Per essere meno recessive, le politiche di risanamento devono essere più graduali. Questa è anche la raccomandazione fatta dal FMI ai paesi industriali, recepita in particolare dalla Commissione europea nel maggio 2013 quando ha concesso più tempo ad alcuni paesi, come la Francia e la Spagna, per ridurre il disavanzo pubblico sotto la soglia del 3% del prodotto. Per poter essere graduale, l’aggiustamento deve essere avviato per tempo, e non essere rimandato fino a quando i mercati finanziari cominciano a dubitare della sostenibilità del debito. Per essere meno recessive, le politiche di risanamento finanziario devono inoltre cercare di penalizzare il meno possibile i settori più dinamici del sistema economico, e comportare un riequilibrio del carico fiscale a vantaggio del lavoro e degli investimenti.
Infine, una politica di risanamento fiscale è meno restrittiva quanto minori sono gli ostacoli agli investimenti privati, affinché questi possano compensare l’aumento del risparmio pubblico. Più competitivo è un paese, in particolare nell’attrarre investimenti, minore è l’effetto recessivo dell’aggiustamento e minore è l’austerità che ne deriva.

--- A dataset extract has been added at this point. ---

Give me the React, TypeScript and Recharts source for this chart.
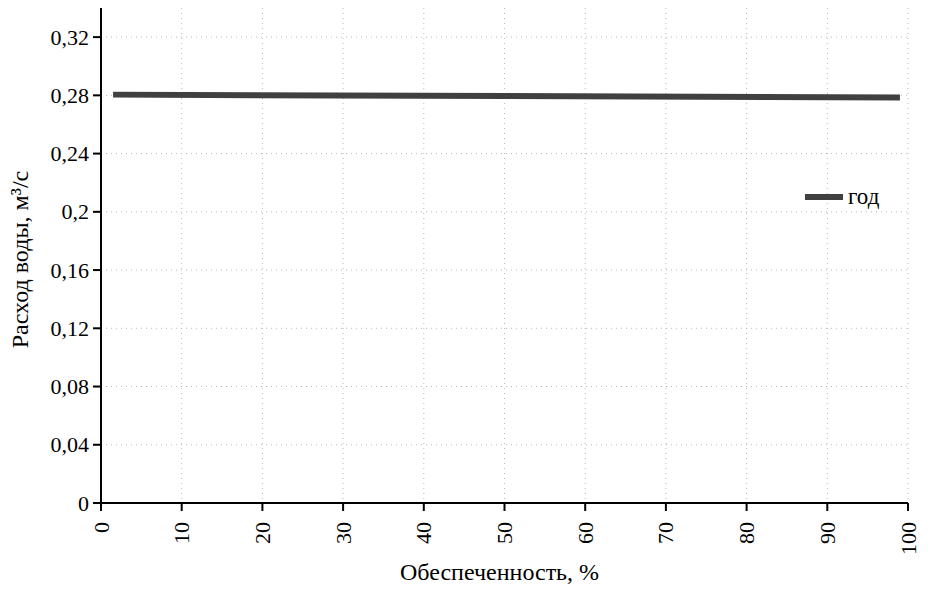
import React from 'react';
import { LineChart, Line, XAxis, YAxis, CartesianGrid, Label } from 'recharts';

const seriesName = 'год';
const provision = [1.5, 50, 99];
const discharge = [0.2805, 0.2795, 0.2785];
const xTicks = [0, 10, 20, 30, 40, 50, 60, 70, 80, 90, 100];
const yTicks = [0, 0.04, 0.08, 0.12, 0.16, 0.2, 0.24, 0.28, 0.32];
const xTitle = 'Обеспеченность, %';
const yTitle = 'Расход воды, м³/с';

const data = provision.map((p, i) => ({ p, q: discharge[i] }));

const FONT = '"Liberation Serif", "Times New Roman", serif';
const LINE_COLOR = '#404040';

const XTick = (props: any) => {
  const { x, y, payload } = props;
  return (
    <text
      x={0}
      y={0}
      transform={`translate(${x},${y + 9}) rotate(-90)`}
      textAnchor="end"
      dominantBaseline="central"
      fontSize={22}
      fontFamily={FONT}
      fill="#000"
    >
      {payload.value}
    </text>
  );
};

const YTick = (props: any) => {
  const { x, y, payload } = props;
  return (
    <text x={x - 2} y={y} textAnchor="end" dominantBaseline="central" fontSize={22} fontFamily={FONT} fill="#000">
      {String(payload.value).replace('.', ',')}
    </text>
  );
};

export default function App() {
  return (
    <div style={{ position: 'absolute', left: 0, top: 0, width: 935, height: 592, background: '#fff' }}>
      <LineChart width={935} height={592} data={data} margin={{ top: 8, right: 27, left: 0, bottom: 0 }}>
        <CartesianGrid
          stroke="#b8b8b8"
          strokeDasharray="1 4"
          horizontalValues={yTicks}
          verticalValues={xTicks}
        />
        <XAxis
          dataKey="p"
          type="number"
          domain={[0, 100]}
          ticks={xTicks}
          interval={0}
          height={89}
          axisLine={{ stroke: '#000', strokeWidth: 2 }}
          tickLine={{ stroke: '#000', strokeWidth: 2 }}
          tickSize={8}
          tick={<XTick />}
        >
          <Label
            content={({ viewBox }: any) => (
              <text
                x={viewBox.x + viewBox.width / 2 - 5}
                y={572}
                textAnchor="middle"
                dominantBaseline="central"
                fontSize={24}
                fontFamily={FONT}
                fill="#000"
              >
                {xTitle}
              </text>
            )}
          />
        </XAxis>
        <YAxis
          type="number"
          domain={[0, 0.34]}
          ticks={yTicks}
          interval={0}
          width={101}
          axisLine={{ stroke: '#000', strokeWidth: 2 }}
          tickLine={{ stroke: '#000', strokeWidth: 2 }}
          tickSize={8}
          tick={<YTick />}
        >
          <Label
            content={({ viewBox }: any) => {
              const cy = viewBox.y + viewBox.height / 2 + 4;
              return (
                <text
                  x={20}
                  y={cy}
                  transform={`rotate(-90, 20, ${cy})`}
                  textAnchor="middle"
                  dominantBaseline="central"
                  fontSize={24}
                  fontFamily={FONT}
                  fill="#000"
                >
                  {yTitle}
                </text>
              );
            }}
          />
        </YAxis>
        <Line
          type="linear"
          dataKey="q"
          name={seriesName}
          stroke={LINE_COLOR}
          strokeWidth={6}
          dot={false}
          activeDot={false}
          isAnimationActive={false}
        />
      </LineChart>
      <div
        style={{
          position: 'absolute',
          left: 805,
          top: 184,
          display: 'flex',
          alignItems: 'center',
          fontFamily: FONT,
          fontSize: 23,
          color: '#000',
        }}
      >
        <div style={{ width: 38, height: 6, background: LINE_COLOR, marginRight: 5 }} />
        <span>{seriesName}</span>
      </div>
    </div>
  );
}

I paesi che nel periodo recente (2008-12) hanno migliorato la loro posizione competitiva sono cresciuti a un ritmo maggiore, compensando l’impatto della restrizione fiscale.
Il grafico B mostra il rapporto tra competitività, misurata secondo l’indicatore del World Economic Forum, e la crescita del prodotto. Queste considerazioni suggeriscono che per evitare le politiche di austerità i paesi che hanno precedentemente accumulato troppo debito devono attuare misure di risanamento credibili, che siano al contempo graduali ma anche tempestive e coerenti nel tempo, e accompagnate da riforme strutturali che favoriscano gli investimenti nei settori più produttivi dell’economia. L’austerità tramonterà quando i programmi di risanamento fiscale saranno più equilibrati, effettuati non sotto la pressione dei mercati e accompagnati con riforme strutturali che consentano al paese di recuperare competitività.